The request should have been served from cache since the refresh_pattern
is pretty explicit about it.
I explicitly made "ignore-no-cache" refresh_pattern option obsolete when
upgrading the no-cache support in Squid-3.2 and later.
For several reasons;
1) it never actually applied on request header no-cache like that one.
The http_port "ignore-cc" option available to reverse proxy
installations does that with varied success or problems resulting
depending on the site behaviour.
2) no-cache in the reply means revalidate with the server before using
cached copy.

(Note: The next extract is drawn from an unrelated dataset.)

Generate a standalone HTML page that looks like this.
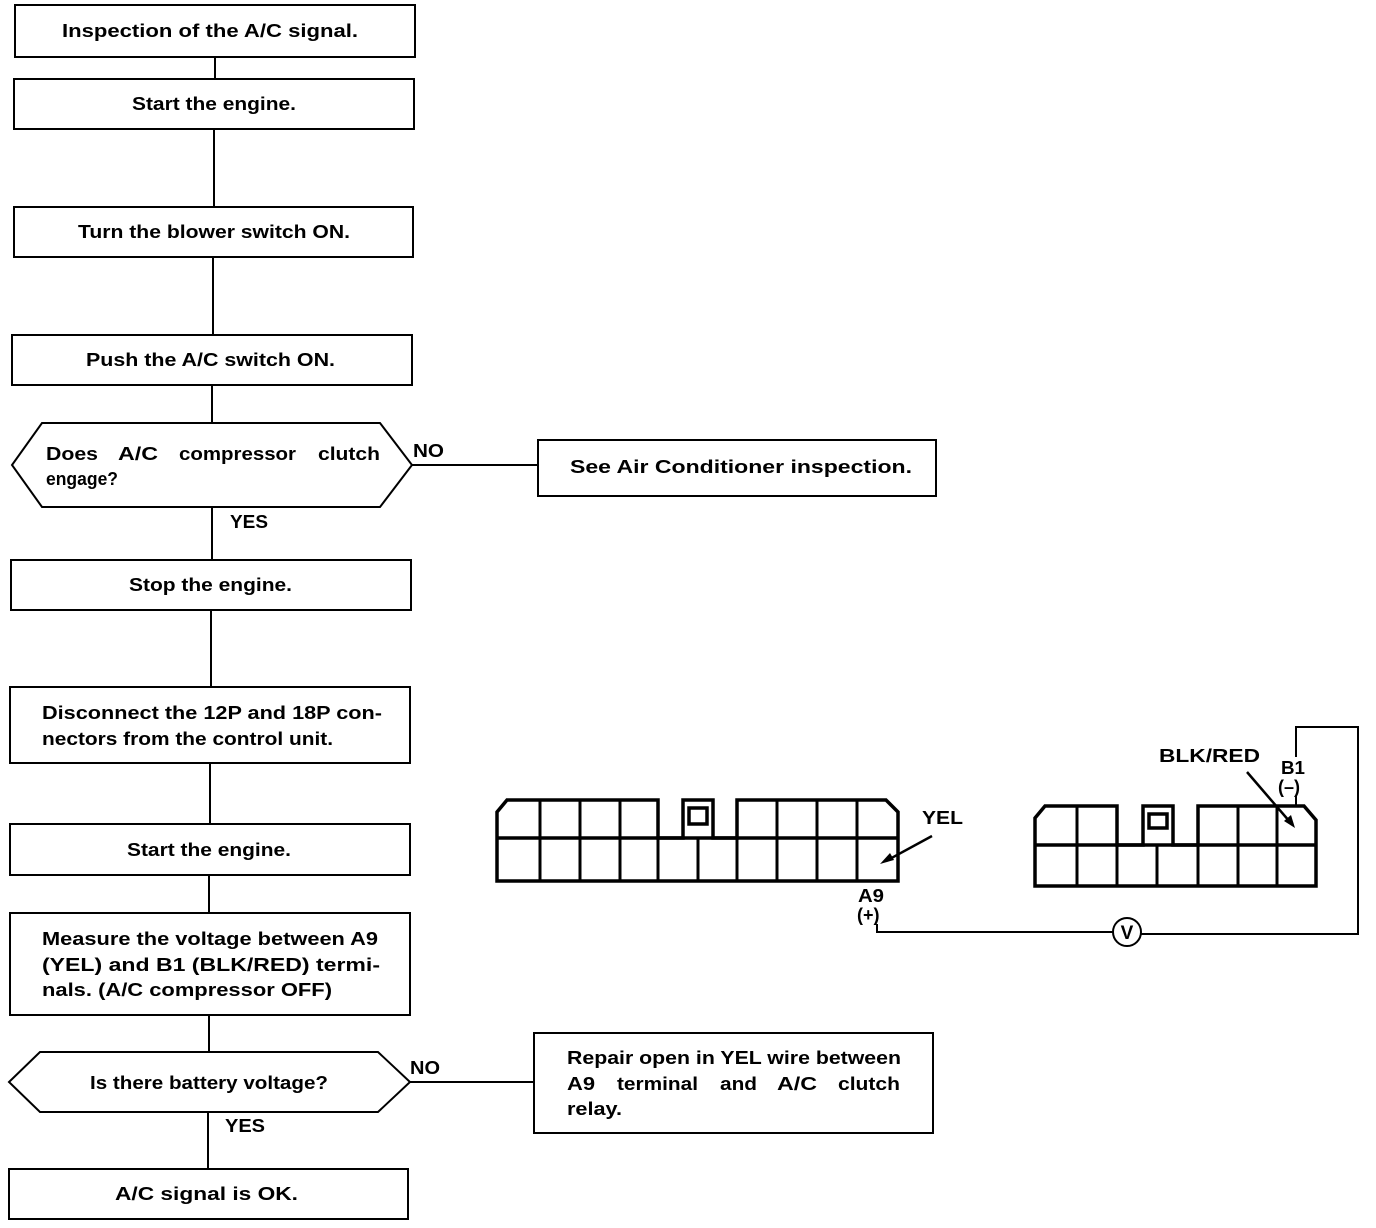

Revalidate ensures accurate content is delivered and
without much bandwidth usage when teh server has IMS request support.
3) no-cache permits responses fetched by authenticated users be cached.
Ignoring the no-cache revalidation requirement in that situation is a
bit dangerous. Ignoring the no-cache and making those auth responses
uncacheable again contradicts the common usage of "ignore-no-cache" to
increase caching of objects.
4) The refresh_pattern is used widely on older Squid to enable caching
of the responses with "no-cache" in it, since those versions would treat
it as an alternative of "no-store". Now that Squid is treating it as an
alternative to "must-revalidate" the benefit to those caches is gone.
The behaviour change seen by them would be simply the enhanced dangerous
side effects of (3).
I know how to read the headers and what is suppose to be but I am a bit
confused and unable to reach the right conclusion to the root of why
squid will treat the wget request differently from chrome requests.
Any new point of view will help me.
Probably the server lack of Vary on the wget responses. If not that the
max-age requirement sent in by Chrome on its fetches.
Could also be Bug #4 in Squid: the Vary being seen as MISS in recent
Squid releases. Which we have not yet dug out of the sources.
Amos